═══ Data lines
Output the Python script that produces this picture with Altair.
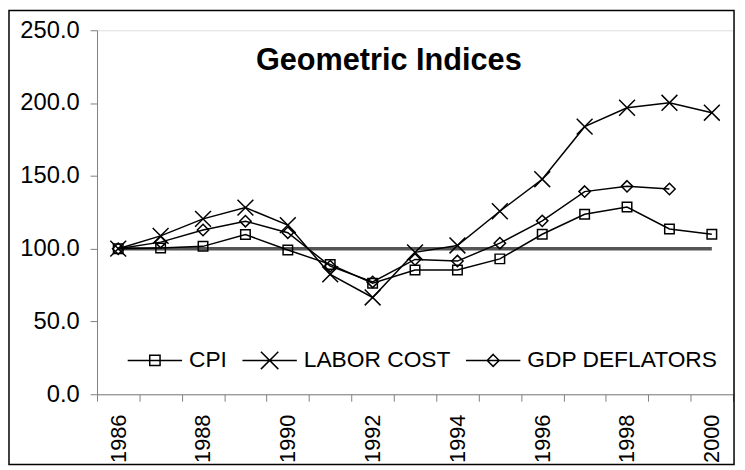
import altair as alt
import pandas as pd

# ---- data ----
years = list(range(1986, 2001))
cpi = [100.0, 100.5, 101.6, 109.7, 99.1, 89.2, 76.3, 85.4, 85.4, 93.0, 109.9, 123.6, 128.6, 113.5, 109.9]
labor = [100.0, 108.8, 120.5, 128.2, 116.2, 82.4, 66.5, 97.5, 102.2, 125.7, 147.7, 183.8, 196.8, 200.2, 193.4]
gdp = [100.0, 104.5, 112.8, 118.9, 111.0, 88.0, 77.2, 92.6, 91.5, 103.8, 119.1, 139.2, 142.8, 141.0]
series_names = ["CPI", "LABOR COST", "GDP DEFLATORS"]
title_text = "Geometric Indices"
baseline_value = 100.0
y_ticks = [0, 50, 100, 150, 200, 250]
x_label_years = [1986, 1988, 1990, 1992, 1994, 1996, 1998, 2000]

rows = []
for name, vals in zip(series_names, [cpi, labor, gdp]):
    for yr, v in zip(years, vals):
        rows.append({"year": yr, "value": v, "series": name})
df = pd.DataFrame(rows)

base_df = pd.DataFrame({"start": [years[0]], "end": [years[-1]], "value": [baseline_value]})
one = pd.DataFrame({"t": [title_text]})

FONT = "Liberation Sans"
GRAY = "#7f7f7f"

boundaries = [years[0] - 0.5 + i for i in range(len(years) + 1)]
x_scale = alt.Scale(domain=[years[0] - 0.5, years[-1] + 0.5], nice=False, zero=False)
y_scale = alt.Scale(domain=[0, 250], nice=False)

x_axis = alt.Axis(
    values=boundaries + x_label_years,
    labelExpr="datum.value % 1 == 0 ? format(datum.value, 'd') : ''",
    tickOpacity={"condition": {"test": "datum.value % 1 == 0", "value": 0}, "value": 1},
    tickSize=7, tickColor=GRAY, domainColor=GRAY, domainWidth=1,
    labelAngle=270, labelFont=FONT, labelFontSize=22, labelColor="black",
    labelPadding=13, labelOverlap=False, labelBound=False, labelFlush=False,
    grid=False, title=None,
)
y_axis = alt.Axis(
    values=y_ticks, format=".1f", tickSize=7, tickColor=GRAY, domainColor=GRAY,
    labelFont=FONT, labelFontSize=24, labelColor="black", labelPadding=11,
    grid=False, title=None,
)

marker_paths = [
    "M-0.6,-0.6H0.6V0.6H-0.6Z",
    "M-1,-1L1,1M-1,1L1,-1",
    "M0,-0.72L0.72,0L0,0.72L-0.72,0Z",
]
legend_paths = [
    "M-1,0H1M-0.19,-0.19H0.19V0.19H-0.19Z",
    "M-1,0H1M-0.32,-0.32L0.32,0.32M-0.32,0.32L0.32,-0.32",
    "M-1,0H1M0,-0.22L0.22,0L0,0.22L-0.22,0Z",
]

ref = alt.Chart(base_df).mark_rule(color="#555555", strokeWidth=3.5).encode(
    x=alt.X("start:Q", scale=x_scale, axis=x_axis),
    x2="end:Q",
    y=alt.Y("value:Q", scale=y_scale, axis=y_axis),
)

lines = alt.Chart(df).mark_line(color="black", strokeWidth=1.5).encode(
    x=alt.X("year:Q", scale=x_scale, axis=x_axis),
    y=alt.Y("value:Q", scale=y_scale, axis=y_axis),
    detail="series:N",
)

points = alt.Chart(df).mark_point(filled=False, color="black", strokeWidth=1.5, size=256, opacity=1).encode(
    x=alt.X("year:Q", scale=x_scale, axis=x_axis),
    y=alt.Y("value:Q", scale=y_scale, axis=y_axis),
    shape=alt.Shape("series:N", scale=alt.Scale(domain=series_names, range=marker_paths), legend=None),
)

legend_layer = alt.Chart(df).mark_point(filled=False, color="black", strokeWidth=1.5, opacity=0).encode(
    x=alt.X("year:Q", scale=x_scale, axis=x_axis),
    y=alt.Y("value:Q", scale=y_scale, axis=y_axis),
    shape=alt.Shape(
        "series:N",
        scale=alt.Scale(domain=series_names, range=legend_paths),
        legend=alt.Legend(
            orient="none", legendX=30, legendY=305, direction="horizontal", title=None,
            symbolSize=3025, symbolStrokeWidth=1.5, symbolStrokeColor="black",
            symbolFillColor="transparent", symbolOpacity=1,
            labelFont=FONT, labelFontSize=23, labelColor="black", labelOffset=6,
            columnPadding=12, padding=0, labelLimit=400,
        ),
    ),
)

title = alt.Chart(one).mark_text(
    font=FONT, fontSize=31, fontWeight="bold", color="black", align="center", baseline="alphabetic"
).encode(x=alt.value(295), y=alt.value(40), text="t:N")

border = alt.Chart(one).mark_rect(fill=None, stroke="black", strokeWidth=1.5).encode(
    x=alt.value(-89), x2=alt.value(644), y=alt.value(-20), y2=alt.value(439)
)

chart = alt.layer(ref, lines, points, legend_layer, title, border).resolve_scale(
    shape="independent"
).properties(
    width=643, height=368,
    autosize=alt.AutoSizeParams(type="none"),
    padding={"left": 90, "top": 20, "right": 4, "bottom": 72},
).configure_view(stroke=None).configure(background="white")

chart.save("out.html", embed_options={"renderer": "svg", "actions": False})
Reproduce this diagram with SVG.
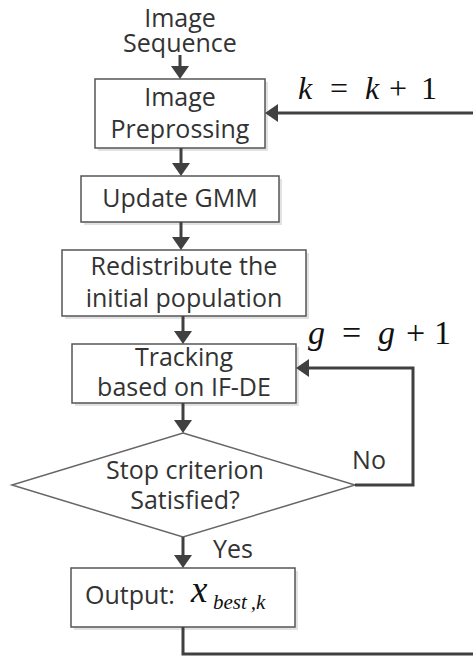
<svg xmlns="http://www.w3.org/2000/svg" width="473" height="656" viewBox="0 0 473 656">
<defs>
<marker id="ah" viewBox="0 0 13 18" refX="10" refY="9" markerWidth="13" markerHeight="18" markerUnits="userSpaceOnUse" orient="auto">
<path d="M0,0 L13,9 L0,18 z" fill="#404040"/>
</marker>
</defs>
<style>
.box{fill:#fff;stroke:#555;stroke-width:1.5}
.sh{fill:#e2e2e2}
.t{font-family:"Open Sans","DejaVu Sans",sans-serif;font-size:25px;fill:#333;text-anchor:middle}
.c{fill:none;stroke:#404040;stroke-width:3}
.m{font-family:"Liberation Serif","Times New Roman",serif;fill:#111}
.i{font-style:italic}
</style>
<rect width="473" height="656" fill="#fff"/>

<g id="input">
<text class="t" x="180" y="27">Image</text>
<text class="t" x="180" y="52">Sequence</text>
</g>

<g id="preprocess">
<rect class="sh" x="98" y="82" width="170" height="69"/>
<rect class="box" x="95" y="79" width="170" height="69"/>
<text class="t" x="180" y="106">Image</text>
<text class="t" x="180" y="138">Preprossing</text>
</g>

<g id="gmm">
<rect class="sh" x="84" y="179" width="198" height="46"/>
<rect class="box" x="81" y="176" width="198" height="46"/>
<text class="t" x="180" y="207">Update GMM</text>
</g>

<g id="redistribute">
<rect class="sh" x="65" y="253" width="244" height="66"/>
<rect class="box" x="62" y="250" width="244" height="66"/>
<text class="t" x="184" y="275">Redistribute the</text>
<text class="t" x="184" y="307">initial population</text>
</g>

<g id="tracking">
<rect class="sh" x="75" y="347" width="224" height="59"/>
<rect class="box" x="72" y="344" width="224" height="59"/>
<text class="t" x="184" y="366">Tracking</text>
<text class="t" x="184" y="396">based on IF-DE</text>
</g>

<g id="decision">
<polygon points="183,433 355,485 183,537 12,485" fill="#fff" stroke="#666" stroke-width="1.5"/>
<text class="t" x="185" y="479">Stop criterion</text>
<text class="t" x="185" y="509">Satisfied?</text>
</g>

<g id="output">
<rect class="sh" x="74" y="571" width="224" height="59"/>
<rect class="box" x="71" y="568" width="224" height="59"/>
<text class="t" x="85" y="604" style="text-anchor:start">Output:</text>
<text class="m i" x="191" y="602" font-size="37">x</text>
<text class="m i" x="213" y="609" font-size="21">best<tspan dx="4">,</tspan>k</text>
</g>

<g id="connectors">
<line class="c" x1="180" y1="55" x2="180" y2="76" marker-end="url(#ah)"/>
<line class="c" x1="181" y1="148" x2="181" y2="173" marker-end="url(#ah)"/>
<line class="c" x1="181" y1="222" x2="181" y2="247" marker-end="url(#ah)"/>
<line class="c" x1="183" y1="316" x2="183" y2="341" marker-end="url(#ah)"/>
<line class="c" x1="183" y1="403" x2="183" y2="430" marker-end="url(#ah)"/>
<line class="c" x1="183" y1="537" x2="183" y2="565" marker-end="url(#ah)"/>
<polyline class="c" points="355,485 413,485 413,368 299,368" marker-end="url(#ah)"/>
<polyline class="c" points="183,627 183,654 475,654 475,113 268,113" marker-end="url(#ah)"/>
</g>

<g id="labels">
<text class="t" x="369" y="469">No</text>
<text class="t" x="233" y="558">Yes</text>
<text class="m" y="99" font-size="32"><tspan class="i" x="298">k</tspan><tspan x="330">=</tspan><tspan class="i" x="365">k</tspan><tspan x="389">+</tspan><tspan x="421">1</tspan></text>
<text class="m" y="344" font-size="34"><tspan class="i" x="308">g</tspan><tspan x="342">=</tspan><tspan class="i" x="378">g</tspan><tspan x="406">+</tspan><tspan x="434">1</tspan></text>
</g>
</svg>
══════
Short problem
Set down word for word the lines from the first entry through the line with "import pandas as pd", both included, omitting pictures.

Worked answer
Output the Python script that produces this picture with Altair.
import altair as alt
import pandas as pd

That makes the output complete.